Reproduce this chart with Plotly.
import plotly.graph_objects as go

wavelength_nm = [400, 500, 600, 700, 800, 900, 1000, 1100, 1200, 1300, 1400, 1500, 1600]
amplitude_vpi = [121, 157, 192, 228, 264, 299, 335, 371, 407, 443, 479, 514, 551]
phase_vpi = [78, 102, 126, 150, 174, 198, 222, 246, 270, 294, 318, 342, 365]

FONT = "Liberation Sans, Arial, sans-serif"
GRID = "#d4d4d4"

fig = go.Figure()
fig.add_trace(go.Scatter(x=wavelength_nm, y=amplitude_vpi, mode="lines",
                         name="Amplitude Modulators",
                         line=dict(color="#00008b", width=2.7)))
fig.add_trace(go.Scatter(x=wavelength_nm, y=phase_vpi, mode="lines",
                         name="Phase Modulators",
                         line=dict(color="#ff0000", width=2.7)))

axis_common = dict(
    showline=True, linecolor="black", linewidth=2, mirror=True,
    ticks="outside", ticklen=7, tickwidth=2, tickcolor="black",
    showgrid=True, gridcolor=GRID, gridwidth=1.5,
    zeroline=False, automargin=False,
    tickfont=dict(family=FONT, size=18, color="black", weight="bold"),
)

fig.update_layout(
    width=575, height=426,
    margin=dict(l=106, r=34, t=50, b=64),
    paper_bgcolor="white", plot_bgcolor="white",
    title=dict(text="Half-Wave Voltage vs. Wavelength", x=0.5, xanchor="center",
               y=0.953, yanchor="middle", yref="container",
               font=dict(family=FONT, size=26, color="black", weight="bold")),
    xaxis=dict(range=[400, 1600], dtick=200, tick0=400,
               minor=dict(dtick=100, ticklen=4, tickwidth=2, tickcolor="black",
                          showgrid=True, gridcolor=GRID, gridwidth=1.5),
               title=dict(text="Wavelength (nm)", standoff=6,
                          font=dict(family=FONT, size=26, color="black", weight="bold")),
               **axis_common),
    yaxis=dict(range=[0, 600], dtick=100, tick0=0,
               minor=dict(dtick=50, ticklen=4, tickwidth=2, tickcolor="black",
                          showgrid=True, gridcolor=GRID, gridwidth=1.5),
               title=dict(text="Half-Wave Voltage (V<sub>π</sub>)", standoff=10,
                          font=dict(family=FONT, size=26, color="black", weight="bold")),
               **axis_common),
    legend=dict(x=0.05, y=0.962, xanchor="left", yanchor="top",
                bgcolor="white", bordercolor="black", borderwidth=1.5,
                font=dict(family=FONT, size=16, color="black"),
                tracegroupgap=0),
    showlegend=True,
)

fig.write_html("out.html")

- PROBLEM TO WORK ON -
Reproduce the data, keeping every line exactly the same.

- ANSWER TO THIS TASK -
Reproduce this chart with Plotly.
import plotly.graph_objects as go

wavelength_nm = [400, 500, 600, 700, 800, 900, 1000, 1100, 1200, 1300, 1400, 1500, 1600]
amplitude_vpi = [121, 157, 192, 228, 264, 299, 335, 371, 407, 443, 479, 514, 551]
phase_vpi = [78, 102, 126, 150, 174, 198, 222, 246, 270, 294, 318, 342, 365]

FONT = "Liberation Sans, Arial, sans-serif"
GRID = "#d4d4d4"

fig = go.Figure()
fig.add_trace(go.Scatter(x=wavelength_nm, y=amplitude_vpi, mode="lines",
                         name="Amplitude Modulators",
                         line=dict(color="#00008b", width=2.7)))
fig.add_trace(go.Scatter(x=wavelength_nm, y=phase_vpi, mode="lines",
                         name="Phase Modulators",
                         line=dict(color="#ff0000", width=2.7)))

axis_common = dict(
    showline=True, linecolor="black", linewidth=2, mirror=True,
    ticks="outside", ticklen=7, tickwidth=2, tickcolor="black",
    showgrid=True, gridcolor=GRID, gridwidth=1.5,
    zeroline=False, automargin=False,
    tickfont=dict(family=FONT, size=18, color="black", weight="bold"),
)

fig.update_layout(
    width=575, height=426,
    margin=dict(l=106, r=34, t=50, b=64),
    paper_bgcolor="white", plot_bgcolor="white",
    title=dict(text="Half-Wave Voltage vs. Wavelength", x=0.5, xanchor="center",
               y=0.953, yanchor="middle", yref="container",
               font=dict(family=FONT, size=26, color="black", weight="bold")),
    xaxis=dict(range=[400, 1600], dtick=200, tick0=400,
               minor=dict(dtick=100, ticklen=4, tickwidth=2, tickcolor="black",
                          showgrid=True, gridcolor=GRID, gridwidth=1.5),
               title=dict(text="Wavelength (nm)", standoff=6,
                          font=dict(family=FONT, size=26, color="black", weight="bold")),
               **axis_common),
    yaxis=dict(range=[0, 600], dtick=100, tick0=0,
               minor=dict(dtick=50, ticklen=4, tickwidth=2, tickcolor="black",
                          showgrid=True, gridcolor=GRID, gridwidth=1.5),
               title=dict(text="Half-Wave Voltage (V<sub>π</sub>)", standoff=10,
                          font=dict(family=FONT, size=26, color="black", weight="bold")),
               **axis_common),
    legend=dict(x=0.05, y=0.962, xanchor="left", yanchor="top",
                bgcolor="white", bordercolor="black", borderwidth=1.5,
                font=dict(family=FONT, size=16, color="black"),
                tracegroupgap=0),
    showlegend=True,
)

fig.write_html("out.html")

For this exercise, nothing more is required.